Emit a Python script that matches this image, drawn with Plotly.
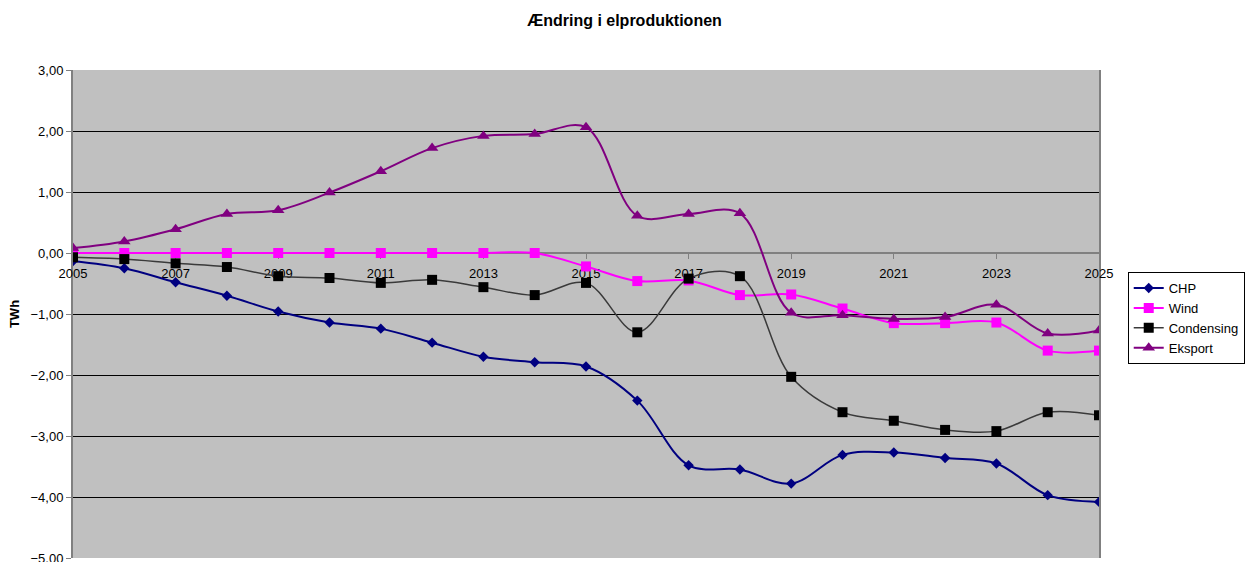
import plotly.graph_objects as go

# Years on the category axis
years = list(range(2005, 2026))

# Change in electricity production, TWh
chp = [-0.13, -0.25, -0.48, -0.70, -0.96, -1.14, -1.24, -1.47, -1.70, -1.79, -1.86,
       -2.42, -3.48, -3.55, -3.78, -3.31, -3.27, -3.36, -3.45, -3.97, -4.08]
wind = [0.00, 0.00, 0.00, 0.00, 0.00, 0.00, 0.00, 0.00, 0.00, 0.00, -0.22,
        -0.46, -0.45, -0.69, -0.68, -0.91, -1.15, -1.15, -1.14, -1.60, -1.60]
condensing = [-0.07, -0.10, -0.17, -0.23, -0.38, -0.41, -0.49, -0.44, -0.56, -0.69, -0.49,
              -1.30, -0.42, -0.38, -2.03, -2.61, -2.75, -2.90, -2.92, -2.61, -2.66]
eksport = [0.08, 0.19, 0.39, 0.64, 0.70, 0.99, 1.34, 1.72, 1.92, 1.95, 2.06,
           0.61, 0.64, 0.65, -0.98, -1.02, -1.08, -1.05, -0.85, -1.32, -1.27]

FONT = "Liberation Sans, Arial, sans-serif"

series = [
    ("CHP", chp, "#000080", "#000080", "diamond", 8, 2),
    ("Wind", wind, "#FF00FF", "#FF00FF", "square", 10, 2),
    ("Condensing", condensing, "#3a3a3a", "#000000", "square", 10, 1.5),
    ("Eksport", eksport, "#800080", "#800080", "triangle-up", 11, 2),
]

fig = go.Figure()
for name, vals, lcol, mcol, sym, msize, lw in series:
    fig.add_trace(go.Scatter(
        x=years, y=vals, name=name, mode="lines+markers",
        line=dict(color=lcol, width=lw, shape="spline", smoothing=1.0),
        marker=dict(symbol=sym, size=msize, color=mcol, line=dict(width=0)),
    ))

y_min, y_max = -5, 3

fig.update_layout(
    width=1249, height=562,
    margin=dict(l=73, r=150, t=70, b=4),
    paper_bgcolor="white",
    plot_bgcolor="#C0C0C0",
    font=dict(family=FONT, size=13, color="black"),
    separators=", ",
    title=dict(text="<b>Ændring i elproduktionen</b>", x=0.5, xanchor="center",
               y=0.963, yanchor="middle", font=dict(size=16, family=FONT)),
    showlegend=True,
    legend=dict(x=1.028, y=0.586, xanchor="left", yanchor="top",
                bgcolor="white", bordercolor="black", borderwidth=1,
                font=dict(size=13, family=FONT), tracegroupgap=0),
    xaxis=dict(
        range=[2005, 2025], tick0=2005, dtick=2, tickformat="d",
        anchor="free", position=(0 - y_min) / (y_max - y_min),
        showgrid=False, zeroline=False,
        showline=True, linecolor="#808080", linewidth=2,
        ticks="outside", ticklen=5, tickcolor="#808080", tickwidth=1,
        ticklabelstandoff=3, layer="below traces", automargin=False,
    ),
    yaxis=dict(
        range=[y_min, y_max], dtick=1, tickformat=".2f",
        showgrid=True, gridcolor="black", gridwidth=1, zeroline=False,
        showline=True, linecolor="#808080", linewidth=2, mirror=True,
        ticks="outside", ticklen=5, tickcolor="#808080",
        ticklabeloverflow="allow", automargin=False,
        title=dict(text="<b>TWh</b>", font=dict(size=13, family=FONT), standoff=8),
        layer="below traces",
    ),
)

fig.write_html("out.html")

☆ ☆ ☆ ☆

Goal:
Retype the whole listing exactly and leave the pictures out.

Solution to this task:
Emit a Python script that matches this image, drawn with Plotly.
import plotly.graph_objects as go

# Years on the category axis
years = list(range(2005, 2026))

# Change in electricity production, TWh
chp = [-0.13, -0.25, -0.48, -0.70, -0.96, -1.14, -1.24, -1.47, -1.70, -1.79, -1.86,
       -2.42, -3.48, -3.55, -3.78, -3.31, -3.27, -3.36, -3.45, -3.97, -4.08]
wind = [0.00, 0.00, 0.00, 0.00, 0.00, 0.00, 0.00, 0.00, 0.00, 0.00, -0.22,
        -0.46, -0.45, -0.69, -0.68, -0.91, -1.15, -1.15, -1.14, -1.60, -1.60]
condensing = [-0.07, -0.10, -0.17, -0.23, -0.38, -0.41, -0.49, -0.44, -0.56, -0.69, -0.49,
              -1.30, -0.42, -0.38, -2.03, -2.61, -2.75, -2.90, -2.92, -2.61, -2.66]
eksport = [0.08, 0.19, 0.39, 0.64, 0.70, 0.99, 1.34, 1.72, 1.92, 1.95, 2.06,
           0.61, 0.64, 0.65, -0.98, -1.02, -1.08, -1.05, -0.85, -1.32, -1.27]

FONT = "Liberation Sans, Arial, sans-serif"

series = [
    ("CHP", chp, "#000080", "#000080", "diamond", 8, 2),
    ("Wind", wind, "#FF00FF", "#FF00FF", "square", 10, 2),
    ("Condensing", condensing, "#3a3a3a", "#000000", "square", 10, 1.5),
    ("Eksport", eksport, "#800080", "#800080", "triangle-up", 11, 2),
]

fig = go.Figure()
for name, vals, lcol, mcol, sym, msize, lw in series:
    fig.add_trace(go.Scatter(
        x=years, y=vals, name=name, mode="lines+markers",
        line=dict(color=lcol, width=lw, shape="spline", smoothing=1.0),
        marker=dict(symbol=sym, size=msize, color=mcol, line=dict(width=0)),
    ))

y_min, y_max = -5, 3

fig.update_layout(
    width=1249, height=562,
    margin=dict(l=73, r=150, t=70, b=4),
    paper_bgcolor="white",
    plot_bgcolor="#C0C0C0",
    font=dict(family=FONT, size=13, color="black"),
    separators=", ",
    title=dict(text="<b>Ændring i elproduktionen</b>", x=0.5, xanchor="center",
               y=0.963, yanchor="middle", font=dict(size=16, family=FONT)),
    showlegend=True,
    legend=dict(x=1.028, y=0.586, xanchor="left", yanchor="top",
                bgcolor="white", bordercolor="black", borderwidth=1,
                font=dict(size=13, family=FONT), tracegroupgap=0),
    xaxis=dict(
        range=[2005, 2025], tick0=2005, dtick=2, tickformat="d",
        anchor="free", position=(0 - y_min) / (y_max - y_min),
        showgrid=False, zeroline=False,
        showline=True, linecolor="#808080", linewidth=2,
        ticks="outside", ticklen=5, tickcolor="#808080", tickwidth=1,
        ticklabelstandoff=3, layer="below traces", automargin=False,
    ),
    yaxis=dict(
        range=[y_min, y_max], dtick=1, tickformat=".2f",
        showgrid=True, gridcolor="black", gridwidth=1, zeroline=False,
        showline=True, linecolor="#808080", linewidth=2, mirror=True,
        ticks="outside", ticklen=5, tickcolor="#808080",
        ticklabeloverflow="allow", automargin=False,
        title=dict(text="<b>TWh</b>", font=dict(size=13, family=FONT), standoff=8),
        layer="below traces",
    ),
)

fig.write_html("out.html")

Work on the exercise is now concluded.